Not all such technology is exclusive to smaller players such as Altobridge, but their willingness to share some of the risk has helped them carve a niche away from main players like Nokia, Siemens Networks, Ericsson and Huawei.

India’s Vihaan Networks Ltd VNL.L, for example, has deployed hundreds of thousands of such base stations across the developing world. Says founder and CEO Rajiv Mehrotra of his bigger rivals: “We start where they stop.”

In Indonesia, Indosat and Altobridge have jointly installed base stations in nearly 100 sites, including Mambi. That’s only a start: Altobridge estimates 35 million Indonesians — about 14 percent of the population — do not have access to a cellphone network.
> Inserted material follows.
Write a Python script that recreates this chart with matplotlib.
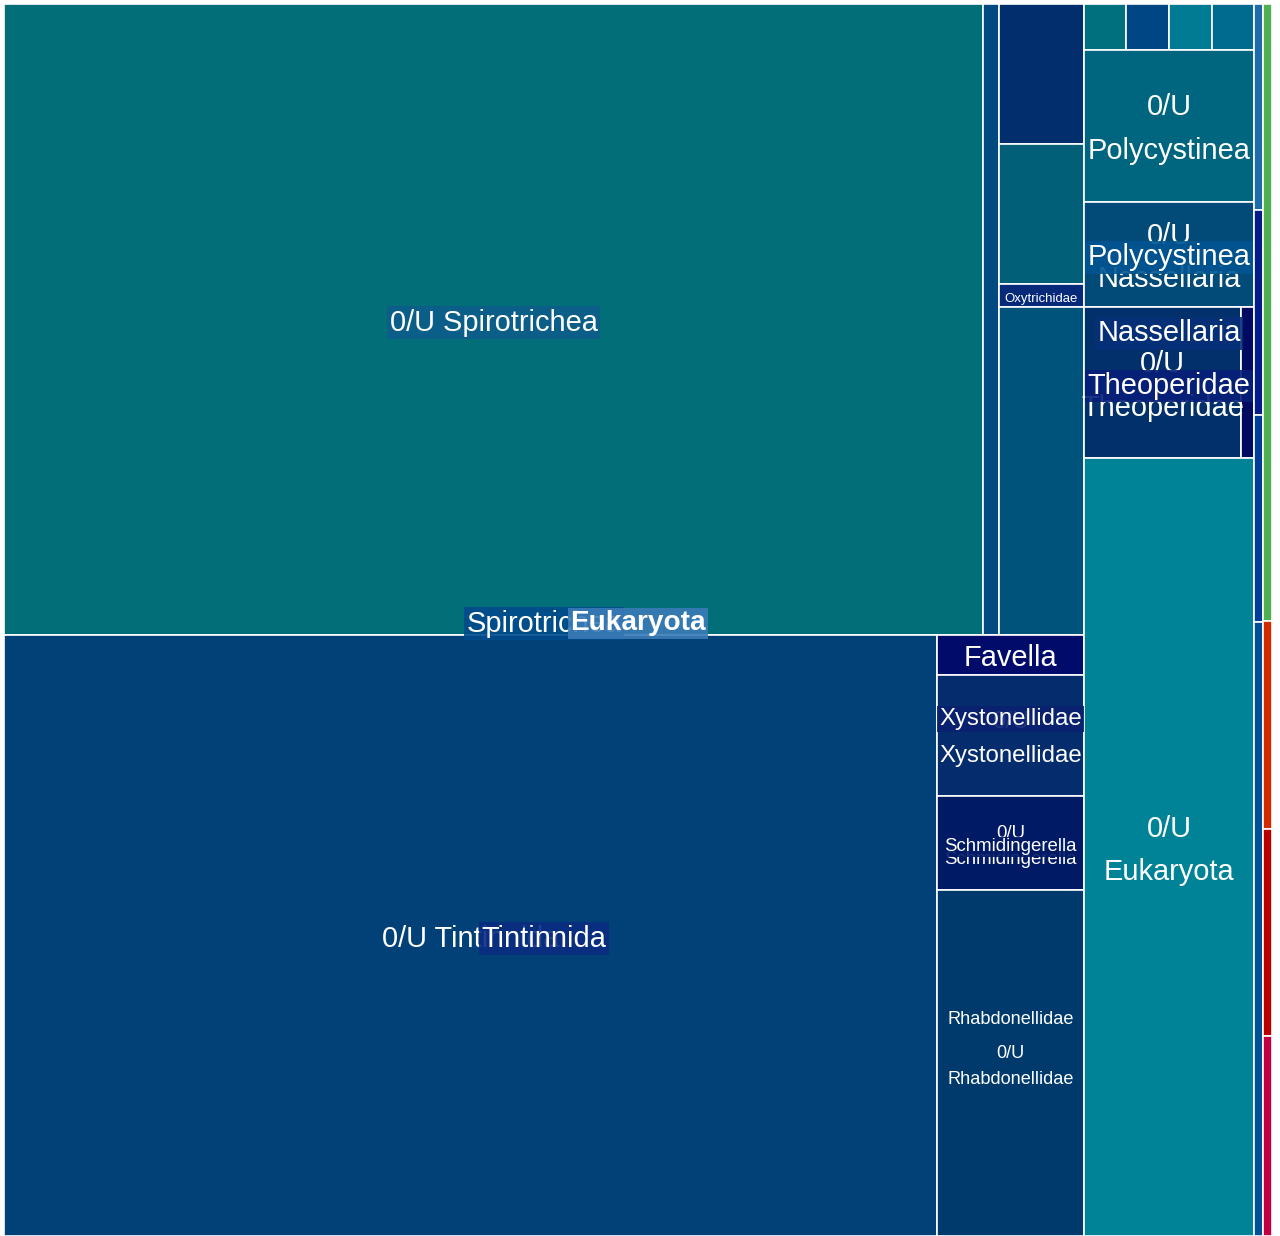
import matplotlib
matplotlib.use("Agg")
import matplotlib.pyplot as plt
from matplotlib.patches import Rectangle

plt.rcParams['font.family'] = ['Liberation Sans', 'DejaVu Sans']

# ================== Data: reads per taxon ==================
# Spirotrichea, upper band
spiro_top_names = ["0/U Spirotrichea", "0/U Strombidiida"]
spiro_top_values = [61712, 978]
spiro_col_names = ["0/U Strombidiidae", "0/U Strombidium", "Oxytrichidae", "0/U Choreotrichia"]
spiro_col_values = [1186, 1190, 196, 2788]

# Tintinnida
tint_names = ["0/U Tintinnida"]
tint_values = [56060]
xyst_names = ["Favella", "0/U Xystonellidae"]
xyst_values = [595, 1779]
schmid_names = ["0/U Schmidingerella"]
schmid_values = [1382]
rhab_names = ["0/U Rhabdonellidae"]
rhab_values = [5079]

# Radiolaria column
small_names = ["0/U Acantharea", "0/U RAD-B", "0/U RAD-C", "0/U Spumellaria"]
small_values = [193, 196, 192, 193]
poly_names = ["0/U Polycystinea"]
poly_values = [2584]
nass_names = ["0/U Nassellaria"]
nass_values = [1785]
theo_names = ["0/U Theoperidae", "Cycladophora"]
theo_values = [2371, 198]
euk_names = ["0/U Eukaryota"]
euk_values = [13218]

# thin strips on the right
strip1_names = ["0/U Dinophyceae", "0/U Syndiniales", "0/U Gymnodiniales", "0/U MALV-II"]
strip1_values = [185, 185, 186, 552]
strip2_names = ["0/U Chlorophyta", "0/U Metazoa", "0/U Fungi", "0/U Cryptophyta"]
strip2_values = [555, 187, 186, 180]

# ================== Styles ==================
spiro_top_colors = ["#026e78", "#004a80"]
spiro_col_colors = ["#022e6e", "#015f78", "#06297a", "#00537a"]
tint_colors = ["#024078"]
xyst_colors = ["#000b6a", "#052d6e"]
schmid_colors = ["#011a66"]
rhab_colors = ["#003a6c"]
small_colors = ["#00707e", "#004684", "#007b93", "#006b8f"]
poly_colors = ["#00667f"]
nass_colors = ["#024a78"]
theo_colors = ["#02306a", "#000a60"]
euk_colors = ["#008396"]
strip1_colors = ["#1f6aa8", "#031c8a", "#003d99", "#005096"]
strip2_colors = ["#4fb04f", "#d42a00", "#b80000", "#c00040"]

GROUP_BG = {
    "Eukaryota": "#3a7bb6", "Spirotrichea": "#004b8c", "Tintinnida": "#0a2c82",
    "Xystonellidae": "#0a206f", "Schmidingerella": "#011a66",
    "Rhabdonellidae": "#003a6c", "Polycystinea": "#005591",
    "Nassellaria": "#062f79", "Theoperidae": "#061f78",
}
LEAF_BG = {"0/U Spirotrichea": "#0c5d8a"}
SHOWN_LEAVES = {"0/U Spirotrichea", "0/U Tintinnida", "Favella", "0/U Xystonellidae",
                "0/U Schmidingerella", "0/U Rhabdonellidae", "0/U Polycystinea",
                "0/U Nassellaria", "0/U Theoperidae", "0/U Eukaryota", "Oxytrichidae"}
FONT_PX = {"0/U Xystonellidae": 24, "Xystonellidae": 24,
           "0/U Schmidingerella": 18.6, "Schmidingerella": 18.6,
           "0/U Rhabdonellidae": 18.2, "Rhabdonellidae": 18.2,
           "Oxytrichidae": 13.1, "Eukaryota": 28}
DEFAULT_PX = 29
Y_NUDGE = 3.5   # px, text sits a bit below the box centre


# ================== Build hierarchy ==================
def leaves(names, values, colors):
    return [dict(name=n, value=v, color=c) for n, v, c in zip(names, values, colors)]


def group(name, split, children):
    return dict(name=name, split=split, children=children)


tree = group("Eukaryota", "h", [
    group("Spirotrichea", "v", [
        group(None, "h", leaves(spiro_top_names, spiro_top_values, spiro_top_colors) + [
            group(None, "v", leaves(spiro_col_names, spiro_col_values, spiro_col_colors))]),
        group("Tintinnida", "h", leaves(tint_names, tint_values, tint_colors) + [
            group(None, "v", [
                group("Xystonellidae", "v", leaves(xyst_names, xyst_values, xyst_colors)),
                group("Rhabdonellidae", "v", [
                    group("Schmidingerella", "v", leaves(schmid_names, schmid_values, schmid_colors))]
                    + leaves(rhab_names, rhab_values, rhab_colors)),
            ])]),
    ]),
    group(None, "v", [
        group(None, "h", leaves(small_names, small_values, small_colors)),
        group("Polycystinea", "v", leaves(poly_names, poly_values, poly_colors) + [
            group("Nassellaria", "v", leaves(nass_names, nass_values, nass_colors) + [
                group("Theoperidae", "h", leaves(theo_names, theo_values, theo_colors))])]),
    ] + leaves(euk_names, euk_values, euk_colors)),
    group(None, "v", leaves(strip1_names, strip1_values, strip1_colors)),
    group(None, "v", leaves(strip2_names, strip2_values, strip2_colors)),
])


def total(node):
    if 'children' in node:
        return sum(total(k) for k in node['children'])
    return node['value']


def layout(node, x0, y0, x1, y1, depth=0):
    node['rect'] = (x0, y0, x1, y1)
    node['depth'] = depth
    if 'children' not in node:
        return
    tot = total(node)
    pos = x0 if node['split'] == 'h' else y0
    for k in node['children']:
        frac = total(k) / tot
        if node['split'] == 'h':
            w = (x1 - x0) * frac
            layout(k, pos, y0, pos + w, y1, depth + 1)
            pos += w
        else:
            h = (y1 - y0) * frac
            layout(k, x0, pos, x1, pos + h, depth + 1)
            pos += h


def walk(node):
    yield node
    for k in node.get('children', []):
        yield from walk(k)


W, H = 1268, 1232
layout(tree, 0, 0, W, H)

# ================== Draw ==================
fig = plt.figure(figsize=(12.8, 12.36), dpi=100)
ax = fig.add_axes([4 / 1280, 0, W / 1280, H / 1236])
ax.set_xlim(0, W)
ax.set_ylim(H, 0)
ax.axis('off')
renderer = fig.canvas.get_renderer()

nodes = list(walk(tree))
for n in nodes:
    if 'children' in n:
        continue
    x0, y0, x1, y1 = n['rect']
    ax.add_patch(Rectangle((x0, y0), x1 - x0, y1 - y0, facecolor=n['color'],
                           edgecolor='white', linewidth=1.2, zorder=1))

# leaf labels
for n in nodes:
    if 'children' in n or n['name'] not in SHOWN_LEAVES:
        continue
    x0, y0, x1, y1 = n['rect']
    fs = FONT_PX.get(n['name'], DEFAULT_PX) * 0.72
    bg = LEAF_BG.get(n['name'])
    bbox = dict(boxstyle='square,pad=0.08', fc=bg, ec='none', alpha=0.9) if bg else None
    t = ax.text((x0 + x1) / 2, (y0 + y1) / 2 + Y_NUDGE, n['name'], color='white',
                fontsize=fs, ha='center', va='center', linespacing=1.7, zorder=3, bbox=bbox)
    if t.get_window_extent(renderer).width > (x1 - x0) - 4:
        t.set_text(n['name'].replace(' ', '\n', 1))

# group labels, deepest first so the root ends on top
groups = [n for n in nodes if 'children' in n and n['name']]
for n in sorted(groups, key=lambda g: -g['depth']):
    x0, y0, x1, y1 = n['rect']
    fs = FONT_PX.get(n['name'], DEFAULT_PX) * 0.72
    ax.text((x0 + x1) / 2, (y0 + y1) / 2 + Y_NUDGE, n['name'], color='white', fontsize=fs,
            ha='center', va='center', zorder=10 - n['depth'],
            fontweight='bold' if n['depth'] == 0 else 'normal',
            bbox=dict(boxstyle='square,pad=0.08', fc=GROUP_BG[n['name']], ec='none', alpha=0.9))

fig.savefig('out.png', dpi=100, facecolor='white')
But it’s already making a difference.

In Mambi, for example, Altobridge sent one of its engineers, Australian Sean Heffernan, at the beginning of the year to set up two base stations covering a cluster of villages.

He was surprised at what he found: not only was he told he was the first white man many of the villagers had seen, but he observed a relatively prosperous life. Mambi had a paved high street, school and restaurants, all partly funded by thriving cocoa, coffee and rice growing and remittances from relatives working overseas.

But soon after the network was up and running, the change was visible. Residents could phone doctors in the regional capital, Makassar, check market prices of goods they sold like chillies and lemons rather than guess them, and order supplies from town instead of trekking several hours there and back.

“It basically changed their lives,” he said.

That may only be the start. In Indonesia’s far east region of Papua, where base stations have been in place longer, their deployment has been followed by the arrival of bank branches, government services and retail businesses, says Indosat’s Gokarn.

That’s because such services all rely on communications. Djemi Suhenda, deputy president director of Indonesia’s Bank BTPN, said his bank was keen to reach out to such communities, but must first wait for the telephone operators, or telcos.

“As the economy grows, as the middle income grows, these are the future customers of telcos,” he says.

“And for us, it’s simple: we’re a mass market bank and so these are the customers we’d like to see.”

Indeed, research indicates the arrival of a cellphone signal does have an economic impact. A study for Nordic telecoms group Telenor by Deloitte in 2008 suggested that a 10 percent rise in mobile penetration would boost the long-term GDP rate of a developing country by 1.2 percent. Indian researchers came to similar conclusions in 2009.

Key, though, to any wider deployment is going to be whether such moves pay off for operators. Indosat’s Gokarn said that while his company recognizes the benefits of being the first to arrive in a village like Mambi, figuring out pricing is key.

Charge local users too much and you hit “miscall culture” — where users call a distant friend but hang up before he or she answers. That prompts the friend to call back, potentially losing the operator revenue to a rival network.